In my life I have been frequently bored, yet I don’t really believe that anything — except perhaps television personality Carson Daly — is inherently boring. Subjects that seem boring often just haven’t been explored with the right lens, and with the right creators and ideas, new life can bloom in just about any desert. Except Tatooine. Apologies to all of the careful work bringing that planet back to life for The Book of Boba Fett, but I have moved on, and Boba should too.
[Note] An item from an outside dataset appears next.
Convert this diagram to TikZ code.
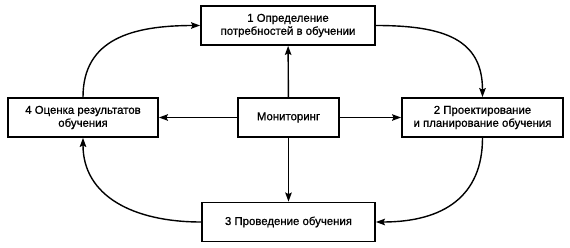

Here, in no particular order, are a list of things that make Tatooine an irredeemably bad place to tell a story:

  • It has two suns (one is enough!)
  • It’s a planet-sized desert. Deserts are not for people!
  • Tusken Raiders: They’re built on an archetype that’s pretty racist!
  • The coolest thing about Tatooine is a bar. There are so many of those.
  • Its whole deal is being a lousy place! Star Wars was about a kid who hated it so much he signed up for a war.
  • No, really: The sequel trilogy invented a second desert planet because Tatooine freaking sucks. Two suns!
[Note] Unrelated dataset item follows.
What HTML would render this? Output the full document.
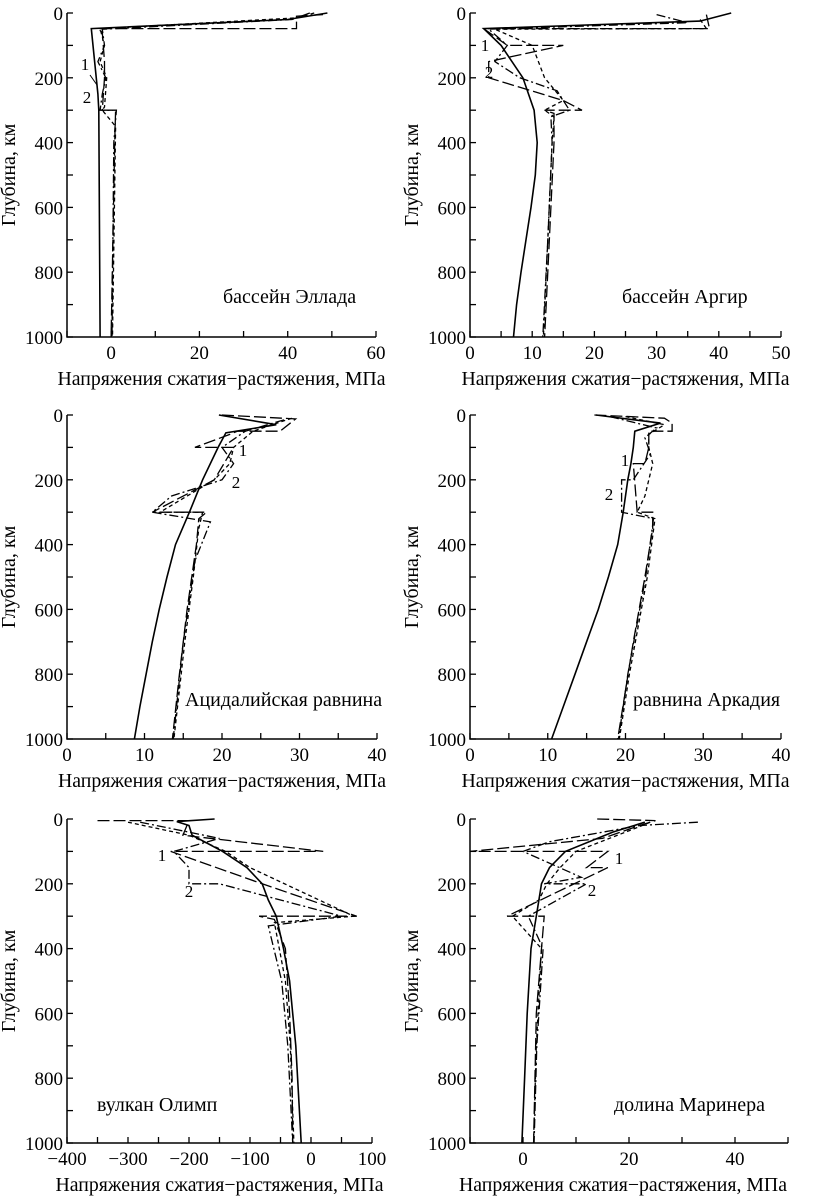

The Book of Boba Fett has tried, valiantly, to make Tatooine more interesting this time around, showing us all a little bit more than Sarlacc pits and endless dunes. There’s a whole culture of criminal presentation, one Boba Fett eschews while everyone else embraces it. There’s the cyberpunk biker gang of teens with body mods — which is frankly a great idea, just one with no place to go. They’re on a desert planet! There’s also the underworld half of the show, with Fett establishing himself as a replacement crime boss for Jabba the Hutt. This, however, has the same problem: There’s not a lot of places to do crimes on Tatooine.
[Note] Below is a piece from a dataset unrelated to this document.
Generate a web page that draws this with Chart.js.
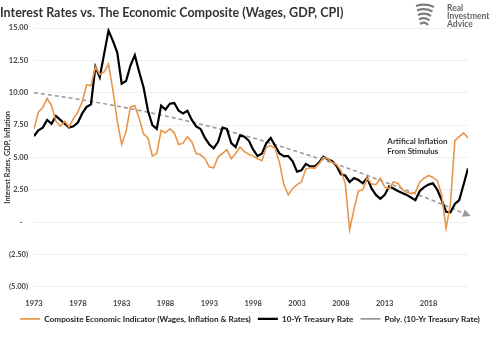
<!DOCTYPE html>
<html>
<head>
<meta charset="utf-8">
<script src="https://cdn.jsdelivr.net/npm/chart.js@4.4.1/dist/chart.umd.min.js"></script>
<style>
  html, body { margin: 0; padding: 0; background: #fff; }
</style>
</head>
<body>
<canvas id="myChart" width="500" height="347"></canvas>
<script>
// half-year steps, 1973 to mid 2022
var fechas = [];
for (var i = 0; i < 100; i++) fechas.push(1973 + i / 2);

var compuesto = [7.2, 8.5, 8.85, 9.55, 9.0, 7.8, 7.4, 7.8, 7.35, 8.0,
  8.5, 9.3, 10.6, 10.55, 12.0, 11.4, 11.6, 12.2, 10.2, 7.8,
  6.0, 7.0, 8.9, 9.0, 8.0, 6.8, 6.5, 5.1, 5.3, 7.1,
  6.9, 7.2, 6.9, 6.0, 6.1, 6.6, 6.2, 5.3, 5.2, 4.9,
  4.25, 4.2, 5.05, 5.3, 5.6, 4.9, 5.3, 5.8, 5.45, 5.25,
  5.1, 4.9, 4.75, 5.8, 5.9, 5.7, 4.6, 2.9, 2.1, 2.6,
  2.9, 3.1, 4.1, 4.2, 4.15, 4.5, 5.0, 4.9, 4.6, 4.45,
  4.0, 3.0, -0.6, 1.0, 2.4, 2.5, 3.4, 2.95, 2.9, 3.4,
  2.7, 2.6, 3.1, 3.0, 2.5, 2.3, 2.2, 2.3, 3.1, 3.4,
  3.6, 3.45, 3.2, 2.1, -0.5, 1.4, 6.3, 6.6, 6.9, 6.5];

var tasa10 = [6.64, 7.1, 7.3, 7.9, 7.6, 8.2, 7.9, 7.6, 7.3, 7.4,
  7.7, 8.4, 8.9, 9.1, 12.0, 11.2, 13.0, 14.8, 14.0, 13.1,
  10.7, 10.9, 12.1, 12.9, 11.6, 10.4, 8.6, 7.5, 7.2, 9.0,
  8.7, 9.15, 9.2, 8.6, 8.4, 8.6, 7.9, 7.4, 7.2, 6.5,
  6.0, 5.7, 6.2, 7.3, 7.2, 6.1, 5.8, 6.7, 6.6, 6.3,
  5.6, 5.1, 5.3, 6.1, 6.5, 5.9, 5.3, 5.1, 5.1, 4.7,
  3.9, 4.0, 4.5, 4.3, 4.3, 4.6, 5.05, 4.85, 4.7, 4.35,
  3.7, 3.6, 3.1, 3.4, 3.25, 3.0, 3.4, 2.6, 2.1, 1.8,
  2.1, 2.75, 2.6, 2.4, 2.25, 2.1, 1.9, 1.7, 2.4, 2.7,
  2.9, 3.0, 2.5, 1.7, 0.8, 0.75, 1.4, 1.7, 2.9, 4.15];

// polynomial trend
var fechasTendencia = [1973, 1978, 1983, 1988, 1993, 1998, 2003, 2008, 2013, 2018, 2022.5];
var tendencia = [10.0, 9.5, 8.9, 8.2, 7.4, 6.5, 5.45, 4.35, 3.1, 1.8, 0.55];

var etiquetasX = [1973, 1978, 1983, 1988, 1993, 1998, 2003, 2008, 2013, 2018];
var valoresY = [-5, -2.5, 0, 2.5, 5, 7.5, 10, 12.5, 15];
var etiquetasY = ['(5.00)', '(2.50)', '-   ', '2.50', '5.00', '7.50', '10.00', '12.50', '15.00'];

var nota = ['Artifical Inflation', 'From Stimulus'];
var notaPos = {x: 2013.3, y: 6.2};

function puntos(xs, ys){
    return xs.map(function(x, k){ return {x: x, y: ys[k]}; });
}

const ctx = document.getElementById('myChart');
const fuente = 'Lato, "Open Sans", sans-serif';

// arrow on the trend line, note and logo text
var extras = {
    id: 'extras',
    afterDatasetsDraw: function(chart){
        var c = chart.ctx;
        var meta = chart.getDatasetMeta(2).data;
        var p1 = meta[meta.length - 2], p2 = meta[meta.length - 1];
        var ang = Math.atan2(p2.y - p1.y, p2.x - p1.x);
        c.save();
        c.translate(p2.x, p2.y);
        c.rotate(ang);
        c.fillStyle = '#9a9a9a';
        c.beginPath();
        c.moveTo(3, 0);
        c.lineTo(-5, -4);
        c.lineTo(-5, 4);
        c.closePath();
        c.fill();
        c.restore();

        var xs = chart.scales.x, ys = chart.scales.y;
        c.save();
        c.fillStyle = '#333';
        c.font = 'bold 8px ' + fuente;
        c.textAlign = 'left';
        c.textBaseline = 'middle';
        var nx = xs.getPixelForValue(notaPos.x), ny = ys.getPixelForValue(notaPos.y);
        c.fillText(nota[0], nx, ny);
        c.fillText(nota[1], nx, ny + 10);
        c.restore();
    },
    afterDraw: function(chart){
        var c = chart.ctx;
        c.save();
        // eagle-ish mark
        c.strokeStyle = '#7d7d7d';
        c.lineWidth = 2.2;
        for (var k = 0; k < 5; k++){
            c.beginPath();
            c.moveTo(416 + k, 6 + k * 4.5);
            c.quadraticCurveTo(425, 3 + k * 4.5, 434 - k * 1.5, 7 + k * 4.5);
            c.stroke();
        }
        c.fillStyle = '#666';
        c.font = 'bold 8.5px ' + fuente;
        c.textBaseline = 'middle';
        c.fillText('Real', 447, 8);
        c.fillText('Investment', 447, 16);
        c.fillText('Advice', 447, 24);
        c.restore();
    }
};

var myChart = new Chart(ctx, {
    type: 'line',
    data: {
        datasets: [{
            label: 'Composite Economic Indicator (Wages, Inflation & Rates)',
            data: puntos(fechas, compuesto),
            borderColor: '#e8964a',
            backgroundColor: '#e8964a',
            borderWidth: 1.6,
            pointRadius: 0,
            tension: 0
        }, {
            label: '10-Yr Treasury Rate',
            data: puntos(fechas, tasa10),
            borderColor: '#000',
            backgroundColor: '#000',
            borderWidth: 2.2,
            pointRadius: 0,
            tension: 0
        }, {
            label: 'Poly. (10-Yr Treasury Rate)',
            data: puntos(fechasTendencia, tendencia),
            borderColor: '#9a9a9a',
            backgroundColor: '#9a9a9a',
            borderWidth: 1.6,
            borderDash: [4, 3],
            pointRadius: 0,
            cubicInterpolationMode: 'monotone'
        }]
    },
    options: {
        responsive: false,
        animation: false,
        layout: { padding: { left: 0, right: 0, top: 0, bottom: 14 } },
        plugins: {
            title: {
                display: true,
                text: 'Interest Rates vs. The Economic Composite (Wages, GDP, CPI)',
                align: 'start',
                color: '#333',
                font: { family: fuente, size: 12.5, weight: 'bold' },
                padding: { top: 5, bottom: 8 }
            },
            legend: {
                position: 'bottom',
                labels: {
                    usePointStyle: true,
                    pointStyle: 'line',
                    pointStyleWidth: 20,
                    color: '#222',
                    font: { family: fuente, size: 8.2, weight: 'bold' },
                    padding: 7,
                    boxHeight: 8
                }
            },
            tooltip: { enabled: false }
        },
        scales: {
            x: {
                type: 'linear',
                min: 1973,
                max: 2022.5,
                afterBuildTicks: function(s){ s.ticks = etiquetasX.map(function(v){ return {value: v}; }); },
                afterFit: function(s){ s.height = 21; },
                ticks: {
                    color: '#444',
                    font: { family: fuente, size: 7.5, weight: 'bold' },
                    maxRotation: 0,
                    padding: 4,
                    callback: function(v){ return String(v); }
                },
                grid: { display: false },
                border: { display: false }
            },
            y: {
                min: -5,
                max: 15,
                afterBuildTicks: function(s){ s.ticks = valoresY.map(function(v){ return {value: v}; }); },
                afterFit: function(s){ s.width = 34; },
                ticks: {
                    color: '#444',
                    font: { family: fuente, size: 7.5, weight: 'bold' },
                    padding: 6,
                    callback: function(v, i){ return etiquetasY[i]; }
                },
                grid: { color: '#efefef', drawTicks: false },
                border: { display: false },
                title: {
                    display: true,
                    text: 'Interest Rates, GDP, Inflation',
                    color: '#333',
                    font: { family: fuente, size: 7.2, weight: 'bold' },
                    padding: { top: 3, bottom: 0 }
                }
            },
            derecha: {
                type: 'linear',
                position: 'right',
                display: true,
                afterFit: function(s){ s.width = 32; },
                ticks: { display: false },
                grid: { display: false },
                border: { display: false }
            }
        }
    },
    plugins: [extras]
});
</script>
</body>
</html>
There’s possibility for a great story to be told on Tatooine. Let George Miller rip the place a new one, or set Terrance Nance loose on an arid acid trip. Something that would expand the emotional and visual palette of live-action Star Wars the way Star Wars Visions did in animation. So far, there just hasn’t been live-action approach to the setting more compelling than the one first used in 1979’s A New Hope: Tatooine is the stand-in for any place you desperately want to leave.

This, more than any quibble about Boba Fett’s characterization — I agree with Temuera Morrison, the guy talks too much — is what holds The Book of Boba Fett back for me. Part of the character’s allure wasn’t just the mystery, but the potential: What would it be like if we could follow that guy around the Star Wars universe instead of our fun but otherwise straight-edge heroes? That fantasy, however, is currently being fulfilled by The Mandalorian, which leaves The Book of Boba Fett in an unusual predicament, its protagonist eclipsed by the character designed to evoke him.

Yet the idea still allures: Would Boba Fett be any different from Din Djarin if he were the one we were following across the galaxy? Would he still want to be a crime lord and not a bounty hunter? And would he want to be the same kind of crime lord he is attempting to be here, one that rules with respect over fear? These questions are fundamental to Star Wars, and the exact sort of thing that Tatooine is designed to evoke. Because after all, the definitive shot on the planet isn’t of the endless dunes, nor the slums and moisture farms where meager livings are eked out. It’s of those damn twin suns, and the idea that anyone would do whatever they could to get out from under them.